Tuesday, July 16, 2013

Trayvon Martin and Metanoia


I am beyond words right now thinking about the verdict in the Trayvon Martin case.  I am disgusted, enraged, heartbroken and afraid.  I've always wanted children, but as a black man things like this make me pause and think.  Do I want to bring children into a world like this?  A world where I cannot keep them safe?  A world that will look at their black skin and automatically brand them as menaces?  A world where a 17-year-old honor roll, college bound student walking down the street with a bag of skittles and some ice tea is gunned down and the shooter goes free?

Justice in this life is imperfect, but it's where we start.  Convicting George Zimmerman would have done nothing to bring Trayvon back, but it would have sent out a message to any armed-wanna be-cop out there.  And it could have in some small way started the process of "metanoia" or a conversion of the heart for George Zimmerman and our society.  This is what George Zimmerman needs and this is what our racist, patriarchal, capitalist society needs, a change of heart.  Yet as of today George Zimmerman has never apologized for killing Trayvon Martin.  Why should he?  The courts agree with him in his assertion that he has done nothing wrong.  And this is the most tragic part of the verdict: it gives the George Zimmermans of the world no reason to change and it gives those who agree with him no reason to change either.

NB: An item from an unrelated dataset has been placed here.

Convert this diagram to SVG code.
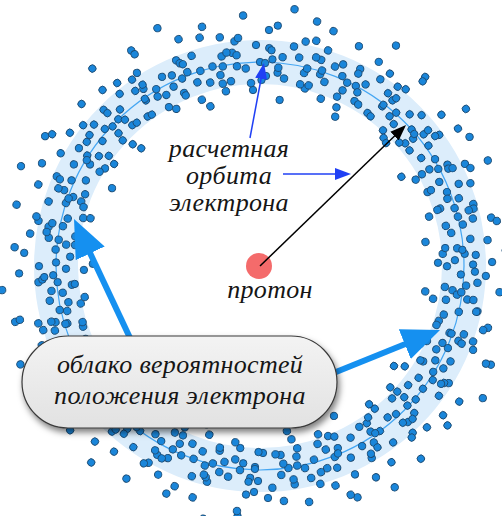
<svg xmlns="http://www.w3.org/2000/svg" xmlns:xlink="http://www.w3.org/1999/xlink" width="502" height="516" viewBox="0 0 502 516">
  <style>
    .dot { fill: #1a86da; stroke: #1d4b72; stroke-width: 0.9; }
    .lbl { font-family: "Liberation Serif", "Times New Roman", serif; font-style: italic; font-size: 26px; letter-spacing: 0.3px; fill: #151515; text-anchor: middle; }
    .thin { stroke: #2040f5; stroke-width: 1.5; fill: none; }
    .thick { stroke: #1590f0; stroke-width: 6; fill: none; }
  </style>
  <defs>
    <marker id="headBlue" markerUnits="userSpaceOnUse" viewBox="0 -7 18 14" markerWidth="18" markerHeight="14" refX="4" refY="0" orient="auto">
      <path d="M0,-6 L16,0 L0,6 Z" fill="#2040f5"/>
    </marker>
    <marker id="headBlack" markerUnits="userSpaceOnUse" viewBox="0 -7 18 14" markerWidth="18" markerHeight="14" refX="4" refY="0" orient="auto">
      <path d="M0,-6 L16,0 L0,6 Z" fill="#000"/>
    </marker>
    <marker id="headBig" markerUnits="userSpaceOnUse" viewBox="0 -17 40 34" markerWidth="40" markerHeight="34" refX="12" refY="0" orient="auto">
      <path d="M0,-16 L38,0 L0,16 Z" fill="#1590f0"/>
    </marker>
    <linearGradient id="boxFill" x1="0" y1="0" x2="0" y2="1">
      <stop offset="0" stop-color="#f3f3f3"/>
      <stop offset="1" stop-color="#e2e2e2"/>
    </linearGradient>
    <filter id="shadow" x="-10%" y="-20%" width="125%" height="150%">
      <feDropShadow dx="2" dy="4" stdDeviation="3" flood-color="#000" flood-opacity="0.5"/>
    </filter>
    <!-- radial "spokes" of electron positions, pointing up from the nucleus -->
    <g id="s1"><circle class="dot" cx="0" cy="-204" r="3.7"/><circle class="dot" cx="6" cy="-190" r="3.7"/><circle class="dot" cx="-4" cy="-221" r="3.7"/><circle class="dot" cx="9" cy="-236" r="3.7"/><circle class="dot" cx="-7" cy="-176" r="3.7"/></g>
    <g id="s2"><circle class="dot" cx="3" cy="-198" r="3.7"/><circle class="dot" cx="-5" cy="-212" r="3.7"/><circle class="dot" cx="7" cy="-183" r="3.7"/><circle class="dot" cx="-2" cy="-229" r="3.7"/><circle class="dot" cx="5" cy="-251" r="3.7"/></g>
    <g id="s3"><circle class="dot" cx="-2" cy="-207" r="3.7"/><circle class="dot" cx="4" cy="-194" r="3.7"/><circle class="dot" cx="-6" cy="-218" r="3.7"/><circle class="dot" cx="8" cy="-167" r="3.7"/><circle class="dot" cx="1" cy="-241" r="3.7"/></g>
    <g id="s4"><circle class="dot" cx="5" cy="-201" r="3.7"/><circle class="dot" cx="-3" cy="-187" r="3.7"/><circle class="dot" cx="2" cy="-215" r="3.7"/><circle class="dot" cx="-8" cy="-232" r="3.7"/><circle class="dot" cx="6" cy="-226" r="3.7"/></g>
    <g id="s5"><circle class="dot" cx="-3" cy="-210" r="3.7"/><circle class="dot" cx="7" cy="-222" r="3.7"/><circle class="dot" cx="1" cy="-189" r="3.7"/><circle class="dot" cx="-6" cy="-199" r="3.7"/><circle class="dot" cx="3" cy="-259" r="3.7"/></g>
    <g id="s6"><circle class="dot" cx="1" cy="-195" r="3.7"/><circle class="dot" cx="-5" cy="-205" r="3.7"/><circle class="dot" cx="6" cy="-213" r="3.7"/><circle class="dot" cx="3" cy="-178" r="3.7"/><circle class="dot" cx="-7" cy="-246" r="3.7"/></g>
    <g id="s7"><circle class="dot" cx="2" cy="-203" r="3.7"/><circle class="dot" cx="-4" cy="-216" r="3.7"/><circle class="dot" cx="5" cy="-186" r="3.7"/></g>
  </defs>

  <rect width="502" height="516" fill="#fff"/>

  <!-- orbit band and computed orbit -->
  <g id="orbit">
    <circle cx="260" cy="266" r="204" fill="none" stroke="#dcedfb" stroke-width="44"/>
    <circle cx="260" cy="266" r="204" fill="none" stroke="#45a6f2" stroke-width="1.2"/>
  </g>

  <!-- electron cloud -->
  <g id="cloud" transform="translate(260 266)">
    <use href="#s1" transform="rotate(0)"/><use href="#s3" transform="rotate(4)"/><use href="#s5" transform="rotate(7)"/><use href="#s2" transform="rotate(12)"/><use href="#s4" transform="rotate(16)"/><use href="#s6" transform="rotate(19)"/>
    <use href="#s3" transform="rotate(24)"/><use href="#s1" transform="rotate(28)"/><use href="#s5" transform="rotate(31)"/><use href="#s4" transform="rotate(36)"/><use href="#s2" transform="rotate(40)"/><use href="#s6" transform="rotate(43)"/>
    <use href="#s1" transform="rotate(48)"/><use href="#s5" transform="rotate(52)"/><use href="#s3" transform="rotate(55)"/><use href="#s6" transform="rotate(60)"/><use href="#s2" transform="rotate(64)"/><use href="#s4" transform="rotate(67)"/>
    <use href="#s5" transform="rotate(72)"/><use href="#s1" transform="rotate(76)"/><use href="#s3" transform="rotate(79)"/><use href="#s2" transform="rotate(84)"/><use href="#s6" transform="rotate(88)"/><use href="#s4" transform="rotate(91)"/>
    <use href="#s3" transform="rotate(96)"/><use href="#s5" transform="rotate(100)"/><use href="#s1" transform="rotate(103)"/><use href="#s4" transform="rotate(108)"/><use href="#s2" transform="rotate(112)"/><use href="#s6" transform="rotate(115)"/>
    <use href="#s5" transform="rotate(120)"/><use href="#s3" transform="rotate(124)"/><use href="#s1" transform="rotate(127)"/><use href="#s6" transform="rotate(132)"/><use href="#s4" transform="rotate(136)"/><use href="#s2" transform="rotate(139)"/>
    <use href="#s1" transform="rotate(144)"/><use href="#s5" transform="rotate(148)"/><use href="#s3" transform="rotate(151)"/><use href="#s2" transform="rotate(156)"/><use href="#s6" transform="rotate(160)"/><use href="#s4" transform="rotate(163)"/>
    <use href="#s3" transform="rotate(168)"/><use href="#s1" transform="rotate(172)"/><use href="#s5" transform="rotate(175)"/><use href="#s4" transform="rotate(180)"/><use href="#s2" transform="rotate(184)"/><use href="#s6" transform="rotate(187)"/>
    <use href="#s5" transform="rotate(192)"/><use href="#s3" transform="rotate(196)"/><use href="#s1" transform="rotate(199)"/><use href="#s6" transform="rotate(204)"/><use href="#s4" transform="rotate(208)"/><use href="#s2" transform="rotate(211)"/>
    <use href="#s1" transform="rotate(216)"/><use href="#s5" transform="rotate(220)"/><use href="#s3" transform="rotate(223)"/><use href="#s2" transform="rotate(228)"/><use href="#s6" transform="rotate(232)"/><use href="#s4" transform="rotate(235)"/>
    <use href="#s3" transform="rotate(240)"/><use href="#s1" transform="rotate(244)"/><use href="#s5" transform="rotate(247)"/><use href="#s4" transform="rotate(252)"/><use href="#s2" transform="rotate(256)"/><use href="#s6" transform="rotate(259)"/>
    <use href="#s5" transform="rotate(264)"/><use href="#s3" transform="rotate(268)"/><use href="#s1" transform="rotate(271)"/><use href="#s6" transform="rotate(276)"/><use href="#s4" transform="rotate(280)"/><use href="#s2" transform="rotate(283)"/>
    <use href="#s1" transform="rotate(288)"/><use href="#s5" transform="rotate(292)"/><use href="#s3" transform="rotate(295)"/><use href="#s2" transform="rotate(300)"/><use href="#s6" transform="rotate(304)"/><use href="#s4" transform="rotate(307)"/>
    <use href="#s3" transform="rotate(312)"/><use href="#s1" transform="rotate(316)"/><use href="#s5" transform="rotate(319)"/><use href="#s4" transform="rotate(324)"/><use href="#s2" transform="rotate(328)"/><use href="#s6" transform="rotate(331)"/>
    <use href="#s5" transform="rotate(336)"/><use href="#s3" transform="rotate(340)"/><use href="#s1" transform="rotate(343)"/><use href="#s6" transform="rotate(348)"/><use href="#s4" transform="rotate(352)"/><use href="#s2" transform="rotate(355)"/>
    <!-- mirrored, sparser second pass to break up the regularity -->
    <use href="#s7" transform="rotate(2) scale(-1 1)"/><use href="#s7" transform="rotate(14) scale(-1 1)"/><use href="#s7" transform="rotate(26) scale(-1 1)"/><use href="#s7" transform="rotate(38) scale(-1 1)"/>
    <use href="#s7" transform="rotate(50) scale(-1 1)"/><use href="#s7" transform="rotate(62) scale(-1 1)"/><use href="#s7" transform="rotate(74) scale(-1 1)"/><use href="#s7" transform="rotate(86) scale(-1 1)"/>
    <use href="#s7" transform="rotate(98) scale(-1 1)"/><use href="#s7" transform="rotate(110) scale(-1 1)"/><use href="#s7" transform="rotate(122) scale(-1 1)"/><use href="#s7" transform="rotate(134) scale(-1 1)"/>
    <use href="#s7" transform="rotate(146) scale(-1 1)"/><use href="#s7" transform="rotate(158) scale(-1 1)"/><use href="#s7" transform="rotate(170) scale(-1 1)"/><use href="#s7" transform="rotate(182) scale(-1 1)"/>
    <use href="#s7" transform="rotate(194) scale(-1 1)"/><use href="#s7" transform="rotate(206) scale(-1 1)"/><use href="#s7" transform="rotate(218) scale(-1 1)"/><use href="#s7" transform="rotate(230) scale(-1 1)"/>
    <use href="#s7" transform="rotate(242) scale(-1 1)"/><use href="#s7" transform="rotate(254) scale(-1 1)"/><use href="#s7" transform="rotate(266) scale(-1 1)"/><use href="#s7" transform="rotate(278) scale(-1 1)"/>
    <use href="#s7" transform="rotate(290) scale(-1 1)"/><use href="#s7" transform="rotate(302) scale(-1 1)"/><use href="#s7" transform="rotate(314) scale(-1 1)"/><use href="#s7" transform="rotate(326) scale(-1 1)"/>
    <use href="#s7" transform="rotate(338) scale(-1 1)"/><use href="#s7" transform="rotate(350) scale(-1 1)"/>
  </g>

  <!-- nucleus -->
  <g id="proton">
    <circle cx="259" cy="266" r="13" fill="#f46b6b"/>
    <text class="lbl" x="270" y="298">протон</text>
  </g>

  <g id="orbit-label">
    <text class="lbl" x="229" y="157">расчетная</text>
    <text class="lbl" x="229" y="184">орбита</text>
    <text class="lbl" x="229" y="211">электрона</text>
  </g>

  <!-- connectors -->
  <g id="connectors">
    <line class="thin" x1="250" y1="138" x2="261.8" y2="74.8" marker-end="url(#headBlue)"/>
    <line class="thin" x1="283" y1="174" x2="339" y2="174" marker-end="url(#headBlue)"/>
    <line x1="260" y1="266" x2="397.4" y2="133.3" stroke="#000" stroke-width="1.5" marker-end="url(#headBlack)"/>
    <line class="thick" x1="131" y1="340" x2="85.1" y2="242.5" marker-end="url(#headBig)"/>
    <line class="thick" x1="336" y1="372" x2="415.9" y2="339.7" marker-end="url(#headBig)"/>
  </g>

  <g id="cloud-label">
    <rect x="22" y="336" width="315" height="92" rx="46" ry="46" fill="url(#boxFill)" stroke="#3a3a3a" stroke-width="1.2" filter="url(#shadow)"/>
    <text class="lbl" x="180" y="373">облако вероятностей</text>
    <text class="lbl" x="180" y="404">положения электрона</text>
  </g>
</svg>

The soul of our nation is sick with racism, selfishness, greed, apathy and so many other things.  Without metanoia, without a change of heart, tragedies like this will just keep happening.  And our justice system is not removed from that process of metanoia.  The Civil Rights Acts did not change the hearts and minds of Americans over night, but it did change many hearts and many minds over time.  It began the process of metanoia for people all across the country regarding racism.  George Zimmerman's conviction could have in some small way begun a similar process for a nation still struggling to recognize people of color as full human beings.

We are not to wait for God's justice when we get to heaven, we won't need it then.  God's justice starts right here and right now with our frail, limited justice.  This is where we start.  It starts with you and me holding people accountable for the evil they do so that metanoia can become a possibility for the individual and the larger society.


Trayvon, I don't care what anybody says, you did not deserve what happened to you!  May your senseless death help reveal to all of us all the evil lurking in our hearts and lead us to metanoia, lead us to a complete change of heart so that we can create a world where what happened to you will never happen to anyone else ever again.